The film, which will have its world premiere at an A-list European international film festival in April, is all about “the emancipation of womanhood,” said Altarejos, who also wrote and edited it. “While it’s a story of a family, it also attempts to ask the question, ‘What kind of family breeds a killer?’ It’s a family that’s seemingly happy, educated and moneyed. But as the movie progresses, you will see that it is dysfunctional. How far does this dysfunction go?” “Guardia de Honor” is based on the story of an off-duty policeman who shot dead at point-blank range his elderly female neighbor and her son in Paniqui, Tarlac, in 2020. “While this was the inspiration, deep within, the story is the triumph—even at a very small scale, even though it happened only inside their home—of women against society,” he declared. Malvar plays Marie, “who is the very timid, reserved daughter of Eddie Boy (Allen Dizon). The three women are going through something difficult individually, but are linked through this weird relationship,” explained Malvar. “We will eventually discover why she chooses to be quiet, why she is always awkward when her father is around. What his father does to her results in boiling anger and resentment toward him.”

 

Family honor

Cruz is Minda, Marie’s aunt. “She is also timid and lacks confidence. She allows Mamang Anita (Guillen) to treat her like a helper. She cooks, does the laundry, helps bathe her niece, but whatever she does is never enough. There’s also this bigger and darker secret that Minda keeps, something that happened when she was with her late father,” she explained.

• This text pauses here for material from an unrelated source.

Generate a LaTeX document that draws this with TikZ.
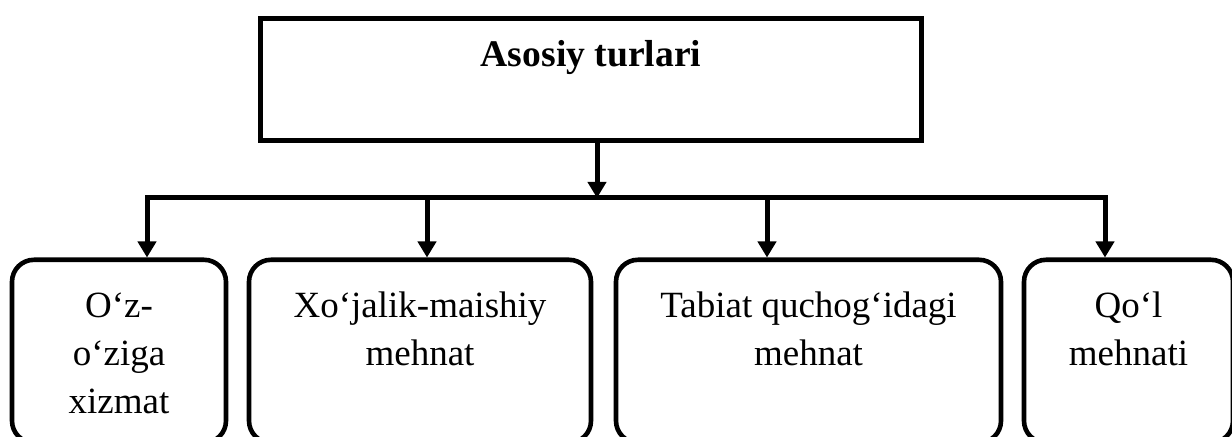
\documentclass[tikz,border=0pt]{standalone}
\usepackage{fontspec}
\setmainfont{Liberation Serif}
\usetikzlibrary{arrows.meta,positioning}
\tikzset{
    topblock/.style = {draw, rectangle, line width=2.5pt, inner sep=0pt,
        minimum width=330.5pt, text height=23.75pt, text depth=37.25pt,
        font=\fontsize{18.8}{24}\selectfont\bfseries},
    kind/.style = {draw, rectangle, rounded corners=11pt, line width=2.3pt,
        inner sep=0pt, text height=29pt, text depth=62.5pt,
        font=\fontsize{18.5}{24}\selectfont},
    bus/.style = {draw, line width=2.5pt, line cap=rect},
    arrow/.style = {draw, line width=2.5pt, -{Triangle[length=8pt,width=9pt]}}
}
\newcommand\kindtext[1]{\begin{tabular}[t]{@{}c@{}}#1\end{tabular}}
\begin{document}
\begin{tikzpicture}[x=0.5pt, y=-0.5pt]
        \useasboundingbox (0,0) rectangle (1232,437);
        \node [topblock, anchor=north, name=main] at (591,16.5) {Asosiy turlari};
        \node [kind, anchor=north, minimum width=107pt, name=kind1] at (119,257.5) {\kindtext{O‘z-\\o‘ziga\\xizmat}};
        \node [kind, anchor=north, minimum width=171pt, name=kind2] at (420,257.5) {\kindtext{Xo‘jalik-maishiy\\mehnat}};
        \node [kind, anchor=north, minimum width=192.5pt, name=kind3] at (808.5,257.5) {\kindtext{Tabiat quchog‘idagi\\mehnat}};
        \node [kind, anchor=north, minimum width=104.5pt, name=kind4] at (1128.5,257.5) {\kindtext{Qo‘l\\mehnati}};
        % bus line under the main box
        \coordinate (split) at (597,198);
        \coordinate (bus1) at (147,198);
        \coordinate (bus2) at (427,198);
        \coordinate (bus3) at (767,198);
        \coordinate (bus4) at (1105,198);
        \draw [arrow] (main.south -| split) -- (split);
        \draw [bus] (bus1) -- (bus4);
        \foreach \a in {1,2,...,4}{
            \draw [arrow] (bus\a) -- (bus\a |- kind\a.north);
        }
\end{tikzpicture}
\end{document}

Mamang Anita shows the same feelings, sentiments and intuition of a wife and mother, as she tries to bury guilt within her, explained Guillen. “I think she’s a tortured character. She has the natural instinct to protect the people she loves. There’s also the inclination to hide the sins of the family, particularly of her husband and son. I suppose that, all her life, she is bothered by her conscience. Two forces are at play—one for self-preservation, or her family’s, and the other force is her relationship with God,” Laurice began. “There’s this important scene when she finally decides to protect the female members of her family. At the same time, she becomes the guardian of the family’s honor. That’s the irony there, because it’s really a dishonor, especially in the eyes of God,” Guillen explained.

 

To be a woman

Similar to their characters, the three women are in different phases of their lives, but all agree that today is a great time to be a woman. “Women of our generation are blessed to have independence and confidence, largely because the women of generations before ours made sure of this. They actually told us to believe in ourselves, to not say, ‘Hindi ka babae lang. Babae ka.’ Because of that, it made us more vocal, more empowered and stronger. Even in our young age, we are able to make confident decisions when it comes to our future,” said Malvar. Guillen, however, has an interesting take on the topic. “I was born a woman, raised a woman, had a relationship and got married to a man, and eventually had children. I suppose I can say that I’m fulfilled as a woman. Of course, there are opportunities, largely I think during the important turns in my life, but I was the one who made the decisions. I would say I’m lucky that I don’t live in a culture that prohibits a woman from making choices,” she added. For Cruz, Malvar and Guillen, today is about encouraging women like Minda, Marie and Anita to remain hopeful and find the courage to speak up. “I’m an introvert. I stay at home whenever I don’t have work, so I reach out to people through social media. It is where I post things that can inspire single moms, or women in general. My life is an open book. You know how I managed to survive the most difficult time in my life. I post not to boast but to inspire others, to say that when you fall, you can eventually get up and dust yourself,” he pointed out.

 

Voice

Meanwhile, Malvar said she hoped she was able to impact others, especially whenever she would participate in talks and roundtable discussions on certain issues concerning women. “As a film producer, I also hope to work with women, to be part of a women-led production team that creates stories that are also women-driven,” said Malvar. Guillen, who is one of the first women filmmakers in the country, added: “When I first ventured into directing, it was only Rosa Mia [who started directing films in the 1950s]. I don’t know how many movies she made. Also, Marilou Diaz-Abaya [as a drama director]preceded me by a year, as well as Maria Saret, who was an action director. When you think of it, you will not venture into directing if you’re the type who gets scared easily,” she pointed out. “At the time, I had to be a director because the films I saw, even those that are generally regarded as good, still failed to depict women’s intuition and point of view. I felt that there’s something I could contribute—the voice of a woman.”